4.3 Maze Incentives Day3

Students collect treasure. Students will use a variable to set and increment the score as each object is collected.

OBJECTIVES:



OBJECTIVES: By the end of this lesson, students will:

    • Applying the game play concepts of reward, user collects treasure items in the maze.

    • Define and increment a variable to keep track of items collected in maze.

TEACHER RESOURCES:

Standards

    • CSTA 2-AP-10: Use flowcharts and/or pseudocode to address complex problems as algorithms.

    • CSTA 2-AP-13: Decompose problems and subproblems into parts to facilitate the design, implementation, and review of programs.

CSTA

DO NOW:

Do Now Digital Citizenship (5 minutes)

    1. Watch What’s In Your Digital Footprint (1:07)

    2. Discuss:

      • What is your digital footprint?

      • What are four things that can happen to your digital footprint?

      • Can you erase your digital footprint?

      • Have you ever had an experience when something you said or did online was copied and shared?

Teacher Guidance

  • Your digital footprint is the trail of data that you create while using the Internet. It can be searched, copied, shared and broadcast. It is difficult to erase, and most times in is permanent.

Mini-Lesson

Using this student handout, students collect items as they move around maze.

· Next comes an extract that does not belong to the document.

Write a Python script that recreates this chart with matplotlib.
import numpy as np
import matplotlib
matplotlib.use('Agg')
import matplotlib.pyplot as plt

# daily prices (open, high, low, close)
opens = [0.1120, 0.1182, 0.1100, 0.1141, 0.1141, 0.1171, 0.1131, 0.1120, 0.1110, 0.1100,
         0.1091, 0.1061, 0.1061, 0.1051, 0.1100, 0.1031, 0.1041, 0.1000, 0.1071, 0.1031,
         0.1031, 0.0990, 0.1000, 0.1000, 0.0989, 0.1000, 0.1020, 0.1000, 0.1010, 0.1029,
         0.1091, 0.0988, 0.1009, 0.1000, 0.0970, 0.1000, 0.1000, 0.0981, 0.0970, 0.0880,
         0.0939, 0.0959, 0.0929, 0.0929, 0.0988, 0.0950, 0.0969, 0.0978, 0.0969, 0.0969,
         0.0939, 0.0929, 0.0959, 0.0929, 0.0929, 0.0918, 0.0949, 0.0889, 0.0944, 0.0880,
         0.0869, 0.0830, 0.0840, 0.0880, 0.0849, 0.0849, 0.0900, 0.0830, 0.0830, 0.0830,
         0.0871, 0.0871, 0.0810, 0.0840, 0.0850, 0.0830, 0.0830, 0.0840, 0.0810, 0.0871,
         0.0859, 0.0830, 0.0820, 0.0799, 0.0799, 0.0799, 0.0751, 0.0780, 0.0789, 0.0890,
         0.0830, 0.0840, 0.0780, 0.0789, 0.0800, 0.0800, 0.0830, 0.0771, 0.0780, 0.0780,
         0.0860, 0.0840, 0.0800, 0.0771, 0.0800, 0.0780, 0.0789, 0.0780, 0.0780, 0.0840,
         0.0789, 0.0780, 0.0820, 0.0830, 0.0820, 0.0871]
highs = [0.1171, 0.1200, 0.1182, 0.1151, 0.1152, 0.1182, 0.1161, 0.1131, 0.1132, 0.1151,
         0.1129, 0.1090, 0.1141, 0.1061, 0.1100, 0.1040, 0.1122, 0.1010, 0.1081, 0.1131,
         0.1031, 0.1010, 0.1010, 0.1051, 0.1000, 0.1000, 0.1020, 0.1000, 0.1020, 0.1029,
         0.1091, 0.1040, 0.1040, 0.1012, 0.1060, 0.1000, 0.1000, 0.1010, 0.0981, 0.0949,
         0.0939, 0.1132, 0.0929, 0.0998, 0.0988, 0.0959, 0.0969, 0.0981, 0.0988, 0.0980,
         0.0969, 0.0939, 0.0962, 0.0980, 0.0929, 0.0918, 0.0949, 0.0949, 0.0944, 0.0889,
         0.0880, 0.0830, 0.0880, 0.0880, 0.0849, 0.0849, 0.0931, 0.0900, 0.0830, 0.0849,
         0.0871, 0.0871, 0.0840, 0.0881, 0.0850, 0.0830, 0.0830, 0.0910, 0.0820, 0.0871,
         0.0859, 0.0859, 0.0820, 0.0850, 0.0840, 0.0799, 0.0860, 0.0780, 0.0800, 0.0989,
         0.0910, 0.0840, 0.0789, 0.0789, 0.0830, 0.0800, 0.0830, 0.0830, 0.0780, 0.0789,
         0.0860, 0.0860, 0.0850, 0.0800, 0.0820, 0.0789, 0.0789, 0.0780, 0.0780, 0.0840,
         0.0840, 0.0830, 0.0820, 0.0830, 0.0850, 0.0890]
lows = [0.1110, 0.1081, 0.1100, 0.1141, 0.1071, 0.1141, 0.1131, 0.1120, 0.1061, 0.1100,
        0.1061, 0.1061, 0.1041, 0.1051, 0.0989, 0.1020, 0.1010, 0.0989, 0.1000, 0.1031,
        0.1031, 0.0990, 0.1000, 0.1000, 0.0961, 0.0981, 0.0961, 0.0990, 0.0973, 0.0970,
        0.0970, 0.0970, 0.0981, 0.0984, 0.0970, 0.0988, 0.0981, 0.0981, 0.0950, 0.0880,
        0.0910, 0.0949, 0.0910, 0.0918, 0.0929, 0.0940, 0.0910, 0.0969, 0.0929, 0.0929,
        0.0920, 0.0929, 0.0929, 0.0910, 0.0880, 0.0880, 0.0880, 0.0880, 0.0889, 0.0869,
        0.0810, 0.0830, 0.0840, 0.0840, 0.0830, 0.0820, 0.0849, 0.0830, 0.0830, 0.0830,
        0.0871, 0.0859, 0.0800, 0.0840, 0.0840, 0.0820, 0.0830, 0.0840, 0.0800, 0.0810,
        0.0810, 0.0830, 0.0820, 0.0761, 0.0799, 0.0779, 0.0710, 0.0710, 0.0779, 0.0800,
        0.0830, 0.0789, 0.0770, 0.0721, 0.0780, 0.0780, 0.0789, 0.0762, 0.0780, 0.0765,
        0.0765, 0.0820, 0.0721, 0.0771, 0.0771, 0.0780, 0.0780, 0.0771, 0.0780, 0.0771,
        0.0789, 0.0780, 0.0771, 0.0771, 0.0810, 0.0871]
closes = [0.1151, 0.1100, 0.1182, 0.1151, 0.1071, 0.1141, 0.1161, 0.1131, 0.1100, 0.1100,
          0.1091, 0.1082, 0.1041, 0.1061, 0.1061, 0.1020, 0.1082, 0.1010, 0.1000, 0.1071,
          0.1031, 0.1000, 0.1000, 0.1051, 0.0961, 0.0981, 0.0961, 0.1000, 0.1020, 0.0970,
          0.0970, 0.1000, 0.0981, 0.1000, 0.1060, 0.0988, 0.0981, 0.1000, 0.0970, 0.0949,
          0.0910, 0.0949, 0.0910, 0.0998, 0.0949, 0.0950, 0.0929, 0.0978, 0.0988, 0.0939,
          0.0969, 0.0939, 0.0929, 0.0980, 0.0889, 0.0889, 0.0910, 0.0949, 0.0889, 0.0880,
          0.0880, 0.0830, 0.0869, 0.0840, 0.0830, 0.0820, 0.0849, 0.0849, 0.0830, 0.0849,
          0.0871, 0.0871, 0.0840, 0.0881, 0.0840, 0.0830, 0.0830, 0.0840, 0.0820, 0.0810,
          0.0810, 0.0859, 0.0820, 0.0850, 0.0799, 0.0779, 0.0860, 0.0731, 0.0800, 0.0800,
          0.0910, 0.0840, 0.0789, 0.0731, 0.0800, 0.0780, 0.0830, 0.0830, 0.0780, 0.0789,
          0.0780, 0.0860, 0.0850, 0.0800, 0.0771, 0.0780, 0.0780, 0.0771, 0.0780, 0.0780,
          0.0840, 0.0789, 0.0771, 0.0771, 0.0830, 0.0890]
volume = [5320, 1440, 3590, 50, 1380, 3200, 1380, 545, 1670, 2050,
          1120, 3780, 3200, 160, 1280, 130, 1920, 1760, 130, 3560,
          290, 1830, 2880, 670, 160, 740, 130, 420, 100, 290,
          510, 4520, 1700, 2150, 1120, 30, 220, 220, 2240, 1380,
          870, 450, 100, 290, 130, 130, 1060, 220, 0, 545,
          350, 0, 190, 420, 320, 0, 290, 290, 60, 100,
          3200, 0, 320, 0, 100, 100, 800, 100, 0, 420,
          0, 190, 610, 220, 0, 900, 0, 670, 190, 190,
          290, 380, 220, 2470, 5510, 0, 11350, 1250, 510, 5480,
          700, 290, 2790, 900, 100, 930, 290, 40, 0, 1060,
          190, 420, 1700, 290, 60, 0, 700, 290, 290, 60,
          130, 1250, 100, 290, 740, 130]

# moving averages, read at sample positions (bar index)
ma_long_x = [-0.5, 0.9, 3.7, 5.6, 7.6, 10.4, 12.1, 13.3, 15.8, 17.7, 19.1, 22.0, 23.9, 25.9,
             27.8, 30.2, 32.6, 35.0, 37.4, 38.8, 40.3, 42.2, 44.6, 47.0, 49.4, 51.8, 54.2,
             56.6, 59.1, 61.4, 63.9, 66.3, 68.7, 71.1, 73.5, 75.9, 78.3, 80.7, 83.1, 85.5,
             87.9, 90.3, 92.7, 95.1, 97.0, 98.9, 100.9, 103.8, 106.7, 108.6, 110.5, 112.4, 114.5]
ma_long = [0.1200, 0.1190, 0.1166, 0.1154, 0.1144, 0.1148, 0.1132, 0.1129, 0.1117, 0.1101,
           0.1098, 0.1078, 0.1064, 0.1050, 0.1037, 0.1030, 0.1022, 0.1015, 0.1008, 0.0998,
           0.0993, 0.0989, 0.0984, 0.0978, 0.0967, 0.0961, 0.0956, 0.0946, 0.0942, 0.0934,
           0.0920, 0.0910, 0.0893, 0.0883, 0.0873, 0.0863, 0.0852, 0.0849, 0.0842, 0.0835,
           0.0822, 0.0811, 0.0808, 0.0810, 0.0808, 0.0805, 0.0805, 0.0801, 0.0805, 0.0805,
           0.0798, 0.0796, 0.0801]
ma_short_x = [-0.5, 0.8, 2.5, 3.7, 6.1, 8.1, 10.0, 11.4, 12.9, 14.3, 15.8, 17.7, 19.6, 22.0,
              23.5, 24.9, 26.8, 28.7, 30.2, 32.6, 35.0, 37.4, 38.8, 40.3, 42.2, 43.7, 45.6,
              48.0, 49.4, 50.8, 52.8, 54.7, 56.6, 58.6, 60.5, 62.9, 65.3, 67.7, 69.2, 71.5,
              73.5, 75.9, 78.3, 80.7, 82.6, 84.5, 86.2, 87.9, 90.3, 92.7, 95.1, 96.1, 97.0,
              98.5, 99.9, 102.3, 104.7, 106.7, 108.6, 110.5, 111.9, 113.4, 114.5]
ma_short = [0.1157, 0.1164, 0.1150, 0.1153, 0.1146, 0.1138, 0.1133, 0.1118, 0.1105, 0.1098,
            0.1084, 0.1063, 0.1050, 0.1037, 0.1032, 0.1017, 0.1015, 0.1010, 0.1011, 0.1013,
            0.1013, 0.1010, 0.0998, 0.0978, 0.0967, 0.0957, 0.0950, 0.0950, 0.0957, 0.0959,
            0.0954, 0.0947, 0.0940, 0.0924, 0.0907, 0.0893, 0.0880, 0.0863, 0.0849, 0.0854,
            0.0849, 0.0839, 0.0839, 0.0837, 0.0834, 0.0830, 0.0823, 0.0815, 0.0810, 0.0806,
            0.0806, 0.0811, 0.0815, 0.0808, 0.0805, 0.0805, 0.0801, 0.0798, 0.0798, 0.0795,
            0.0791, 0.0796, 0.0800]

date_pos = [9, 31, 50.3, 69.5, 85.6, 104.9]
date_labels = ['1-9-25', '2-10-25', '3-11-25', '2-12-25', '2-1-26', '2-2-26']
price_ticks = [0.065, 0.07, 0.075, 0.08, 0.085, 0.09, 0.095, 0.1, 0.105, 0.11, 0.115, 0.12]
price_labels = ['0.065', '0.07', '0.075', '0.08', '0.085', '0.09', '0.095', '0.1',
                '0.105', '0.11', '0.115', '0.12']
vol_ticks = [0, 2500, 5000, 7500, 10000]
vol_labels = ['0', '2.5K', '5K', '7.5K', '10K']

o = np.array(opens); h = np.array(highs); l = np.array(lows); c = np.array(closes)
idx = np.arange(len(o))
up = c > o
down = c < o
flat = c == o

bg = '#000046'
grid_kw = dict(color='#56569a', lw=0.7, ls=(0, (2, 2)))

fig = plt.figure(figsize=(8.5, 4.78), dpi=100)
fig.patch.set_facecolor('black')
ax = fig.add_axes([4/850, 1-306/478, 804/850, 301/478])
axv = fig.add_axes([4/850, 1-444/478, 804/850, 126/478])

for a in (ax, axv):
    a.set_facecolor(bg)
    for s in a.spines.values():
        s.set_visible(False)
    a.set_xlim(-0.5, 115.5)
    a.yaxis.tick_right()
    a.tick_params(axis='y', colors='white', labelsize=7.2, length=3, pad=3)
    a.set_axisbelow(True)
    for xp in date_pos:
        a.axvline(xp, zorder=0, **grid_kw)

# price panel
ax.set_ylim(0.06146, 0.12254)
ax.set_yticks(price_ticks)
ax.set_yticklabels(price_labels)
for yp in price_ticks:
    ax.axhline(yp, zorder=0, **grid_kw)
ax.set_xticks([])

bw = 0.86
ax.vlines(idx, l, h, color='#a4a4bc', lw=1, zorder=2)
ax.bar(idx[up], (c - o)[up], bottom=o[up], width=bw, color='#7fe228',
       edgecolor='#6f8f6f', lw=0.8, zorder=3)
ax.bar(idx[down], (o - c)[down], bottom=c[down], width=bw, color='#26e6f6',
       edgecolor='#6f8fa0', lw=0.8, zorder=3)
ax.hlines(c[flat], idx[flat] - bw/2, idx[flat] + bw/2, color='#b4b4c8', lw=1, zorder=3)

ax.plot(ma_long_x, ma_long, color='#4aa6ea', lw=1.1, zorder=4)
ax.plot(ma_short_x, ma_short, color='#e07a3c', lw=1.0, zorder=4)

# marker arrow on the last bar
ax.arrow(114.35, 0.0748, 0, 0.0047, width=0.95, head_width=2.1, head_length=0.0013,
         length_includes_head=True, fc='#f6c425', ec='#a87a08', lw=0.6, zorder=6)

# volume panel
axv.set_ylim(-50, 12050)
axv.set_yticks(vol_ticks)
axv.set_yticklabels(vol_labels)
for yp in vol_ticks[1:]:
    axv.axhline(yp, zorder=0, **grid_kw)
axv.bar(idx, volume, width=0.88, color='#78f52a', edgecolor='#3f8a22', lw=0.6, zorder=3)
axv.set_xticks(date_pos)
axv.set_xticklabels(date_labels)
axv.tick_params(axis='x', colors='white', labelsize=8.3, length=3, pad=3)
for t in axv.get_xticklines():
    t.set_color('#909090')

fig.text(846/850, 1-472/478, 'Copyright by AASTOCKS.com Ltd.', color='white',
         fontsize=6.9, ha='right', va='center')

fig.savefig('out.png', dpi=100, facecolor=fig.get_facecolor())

For teacher mini lesson, use slide deck.

For step by step student instruction use this slide deck. ( Suitable when students need to catch up due to absences)

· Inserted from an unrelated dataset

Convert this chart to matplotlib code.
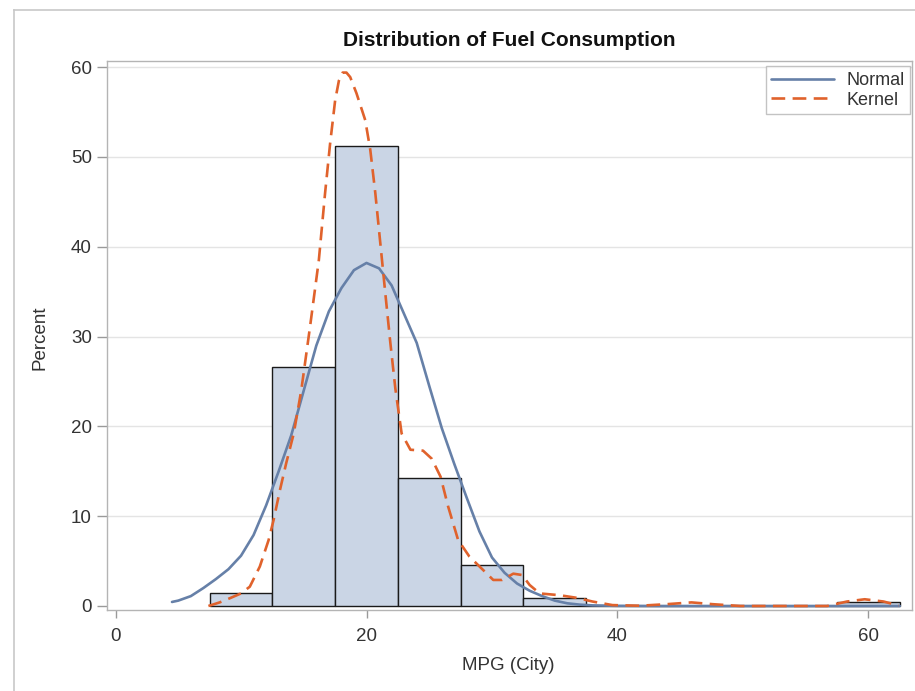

Tip: Make code work for one treasure sprite. Then duplicate the sprite and code will also duplicate!

Project (20-30 minutes)

Differentiation: Simplify the lesson for struggling students by collecting items without adding to a Score variable.
Both games have a finished feel. Demo:
Maze without variables. Demo: Maze with Score.
Seeing classmates work with variables, helps the concept soak in and perks interest. (In unit 5 all students will explicitly work with variables.)


Spicy Challenge:

Only finish level if hero has collected all items AND hero is touching end sprite:

Note: This spicy challenge allows practice with conditionals and builds experience working with variables.

The Power of Context:

Advanced concept like variables, can be made more accessible if rooted in activities that are personally meaningful.

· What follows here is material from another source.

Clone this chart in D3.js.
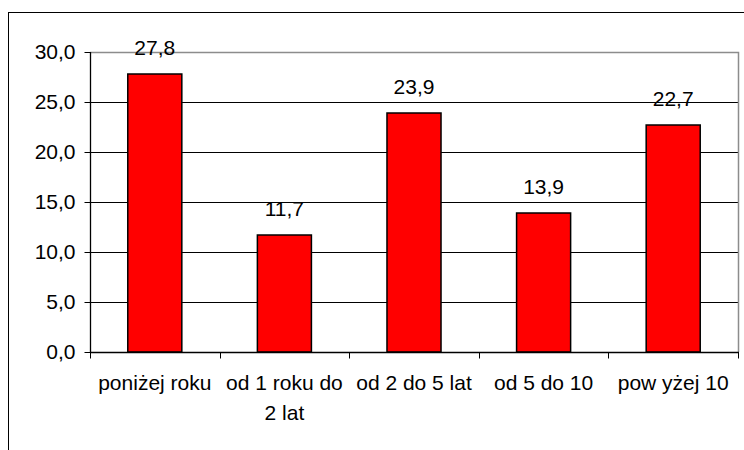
<!DOCTYPE html>
<html><head><meta charset="utf-8">
<script src="https://cdn.jsdelivr.net/npm/d3@7"></script>
<style>body{margin:0;background:#fff}svg{display:block}text{font-family:"Liberation Sans",Arial,sans-serif;fill:#000}</style>
</head><body>
<script>
const categories = [["poniżej roku"], ["od 1 roku do", "2 lat"], ["od 2 do 5 lat"], ["od 5 do 10"], ["pow yżej 10"]];
const values = [27.8, 11.7, 23.9, 13.9, 22.7];
const yTicks = [0, 5, 10, 15, 20, 25, 30];

const W = 744, H = 450, FS = 21;
const svg = d3.select("body").append("svg").attr("width", W).attr("height", H);
svg.append("rect").attr("x", 8.5).attr("y", 12.5).attr("width", 760).attr("height", 460)
  .attr("fill", "#fff").attr("stroke", "#000").attr("stroke-width", 1);

const L = 90, R = 738, T = 52, B = 352;
const fmt = v => v.toFixed(1).replace(".", ",");
const x = d3.scaleBand().domain(d3.range(values.length)).range([L, R]).paddingInner(0.583).paddingOuter(0.2915);
const y = d3.scaleLinear().domain([0, 30]).range([B, T]);

// gridlines
svg.append("g").selectAll("line").data(yTicks.filter(t => t > 0 && t < 30)).join("line")
  .attr("x1", L).attr("x2", R).attr("y1", d => y(d) + 0.5).attr("y2", d => y(d) + 0.5)
  .attr("stroke", "#000").attr("stroke-width", 1);
// plot border top/right gray
svg.append("path").attr("d", `M${L},${T + 0.5}H${R + 0.5}V${B}`).attr("fill", "none").attr("stroke", "#8c8c8c").attr("stroke-width", 1.5);

// bars
svg.append("g").selectAll("rect").data(values).join("rect")
  .attr("x", (d, i) => x(i)).attr("width", x.bandwidth())
  .attr("y", d => y(d)).attr("height", d => B - y(d))
  .attr("fill", "#ff0000").attr("stroke", "#000").attr("stroke-width", 1.5);

// value labels
svg.append("g").selectAll("text").data(values).join("text")
  .attr("x", (d, i) => x(i) + x.bandwidth() / 2).attr("y", d => y(d) - 19)
  .attr("text-anchor", "middle").attr("font-size", FS).text(d => fmt(d));

// y axis
const ya = svg.append("g").attr("transform", `translate(${L + 0.5},0)`)
  .call(d3.axisLeft(y).tickValues(yTicks).tickSize(6).tickPadding(9).tickFormat(fmt));
ya.select(".domain").attr("d", `M0,${T}V${B + 0.5}`).attr("stroke", "#000").attr("stroke-width", 1.3);
ya.selectAll(".tick line").attr("stroke", "#000");
ya.selectAll(".tick text").attr("font-size", FS).attr("font-family", '"Liberation Sans",Arial,sans-serif').attr("fill", "#000");

// x axis
const xt = d3.scaleLinear().domain([0, values.length]).range([L, R]);
const xa = svg.append("g").attr("transform", `translate(0,${B + 0.5})`);
xa.append("line").attr("x1", L).attr("x2", R + 1).attr("stroke", "#000").attr("stroke-width", 1.3);
xa.selectAll("line.tk").data(d3.range(values.length + 1)).join("line").attr("class", "tk")
  .attr("x1", d => Math.round(xt(d)) + 0.5).attr("x2", d => Math.round(xt(d)) + 0.5).attr("y1", 0).attr("y2", 6).attr("stroke", "#000");
const labels = svg.append("g").selectAll("text").data(categories).join("text")
  .attr("x", (d, i) => x(i) + x.bandwidth() / 2).attr("y", 390)
  .attr("text-anchor", "middle").attr("font-size", FS);
labels.selectAll("tspan").data(d => d).join("tspan")
  .attr("x", function () { return d3.select(this.parentNode).attr("x"); })
  .attr("dy", (d, j) => j === 0 ? 0 : 30).text(d => d);
</script>
</body></html>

Mitch Resnick's, creator of Scratch at MIT:

“A few years ago I was at one of our Computer Clubhouse afterschool centers and I saw a 13-year-old boy working on creating his own game. He was able to control a character, in this case, a fish. He wanted the game to keep track of the score, so you could see how many little fish had been eaten by the big fish, but he didn’t know how. I saw this as an opportunity to introduce the idea of variables. I showed this to him and he immediately saw how he could use this block to keep track of how many fish had been eaten in his game. He took the block and put it in the script right where the big fish eats the little fish. He quickly tried it. Sure enough, every time the big fish ate a little fish, the score goes up by 1. I think that he really got a deep understanding of variables because he really wanted to make use of it. ...We see that kids get a much deeper understanding of the concepts they learn when they are making use of the concepts in a meaningful and motivating way.”

Close-Out (5 minutes)

Close-Out (5 minutes)

    1. Discuss the following questions:

    • If you duplicate a treasure sprite, does it also duplicate the sprite code?

      • Why are variables useful? How would you describe variables to someone else?

Potential Responses

  1. Yes, when you duplicate a sprite, it duplicates all scripts and costumes.

  2. Variables are placeholders that store information that changes. Variables allow people to store and manipulate data within a program. They can be used multiple times within a program. Some examples of variable usages are: keeping score, setting line widths, and gathering input from the user.